Hay un intento, poco disimulado, de evitar espacios de
concertación necesaria para definir políticas económicas, sociales, laborales o
fiscales. Y ello conlleva un empobrecimiento democrático al que no debemos
resignarnos. La mercadotecnia está buscando perfiles amables en forma de
supuestas interactuaciones desde la política a la ciudadanía, mal-utilizando
las posibilidades de las redes sociales o recuperando costumbres “vintage” en torno a la conversación
grupal o el paseo compartido. Sin duda abrir la institución al público es
necesario en un momento en el que lo que se percibe o se quiere percibir desde
la calle, es que esa institución se mueve en intrigas palaciegas lejos de los
problemas cotidianos. Pero esa visión, por otra parte, de trazo tan grueso no
se arregla dando las charlas, o las ponencias, o los “meetings” sentados en el borde de la mesa en lugar de tras ella, ni
prescindiendo del atril para mover las manos en modo monologista, sino reforzando
cauces participativos y deliberativos que den profundidad cualitativa a la
democracia.
Estamos asistiendo en el final de la legislatura a toda una
batería de medidas que afectan a las propias libertades civiles, como son el
derecho de huelga, el de reunión, el de protesta… La llamada Ley Mordaza, o mantener
el artículo 315.3 en el Código Penal permitiendo la condena de cárcel a
sindicalistas, son ejemplos de la deriva autoritaria con la que se pretende
contener las consecuencias del injusto reparto de los costes de la crisis.
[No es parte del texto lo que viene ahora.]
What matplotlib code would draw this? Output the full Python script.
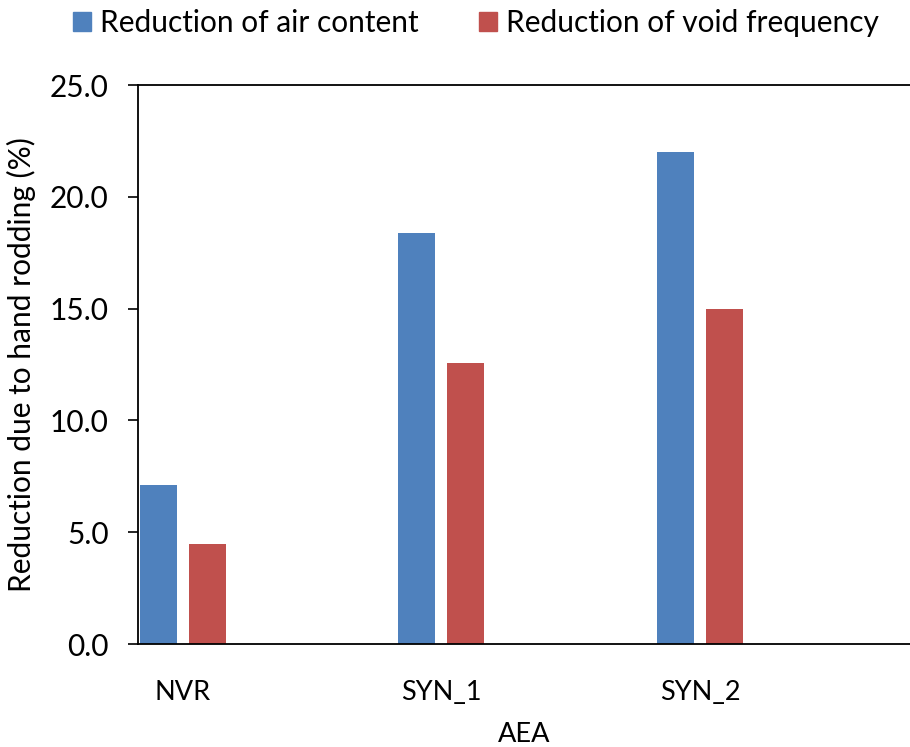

En
un periodo de previsible recuperación macroeconómica, esta puede darse
consolidando las tasas de desigualdad generadas en la crisis.
En efecto, si se deterioran los servicios públicos que cubren
contingencias sobre todo de las personas en situaciones más vulnerables, y
además el empleo que se crea es crecientemente precario, la cacareada
recuperación puede agrandar las brechas de desigualdad. Y ante el efecto del “agravio comparativo” que eso suele
conllevar, las medidas que restringen derechos civiles se plantean como “vacuna” frente al descontento y a la
movilización social.
En todo este momento de trascendencia clara, es necesario un
ejercicio de la política con mayúsculas. Desde el ayuntamiento hasta Europa es
necesario articular poderes democráticos que regulen la economía y promuevan la
distribución de la riqueza generada de forma equitativa. La desigualdad es un
disolvente de la democracia y unida a la idea-fuerza
que se pretende lanzar de que “no hay más
políticas posibles que las que se aplican en la actualidad”, pueden derivar
el rechazo y desafecto en la ciudadanía hacia opciones reaccionarias como
estamos viendo en Francia o corre riesgo de ocurrir en Grecia.
El sindicalismo, al menos el de clase que representa CCOO
aspira a ser un referente en la construcción de cauces de reparto de riqueza y
mejora cualitativa de un sistema democrático, porque ejercemos una
representación democrática que nos otorga la clase trabajadora. Por tanto
reivindicamos nuestro papel en el espacio público, en estos momentos en los que
lo público y lo político pasan por un intenso deterioro de su imagen, muchas
veces por errores y otras por intenciones nada casuales de los únicos que puede
prescindir de la acción política y pública: los poderes económicos.
Por tanto desde nuestra dimensión como sindicato, siendo todo
un sindicato y nada más que un sindicato, decimos claramente que no nos es
ajeno lo político. Que no defendemos siglas, pero sí tenemos propuestas y
opciones. Sobre fiscalidad, servicios públicos, regulación económica,
relaciones laborales, derechos civiles y sociales. Y que la desafección y el
pasotismo son los peores destinos para el mundo del trabajo.
Con la misma claridad decimos que los problemas que tenemos
en la paralización de la negociación colectiva, en la situación de la juventud
que se incorpora en condiciones de precariedad creciente a trabajar, de las
brechas salariales relacionadas con el género, o la vulnerabilidad de amplios
colectivos de personas trabajadoras, no se van a resolver si no es reforzando
la acción sindical en el centro de trabajo, en la empresa y en el sector.
La
mejor aportación de CCOO de Euskadi a mejorar el empleo, la cohesión y la
justicia social, es hacer el mejor sindicalismo que seamos capaces y con la
mayor extensión posible. Sigamos en ello.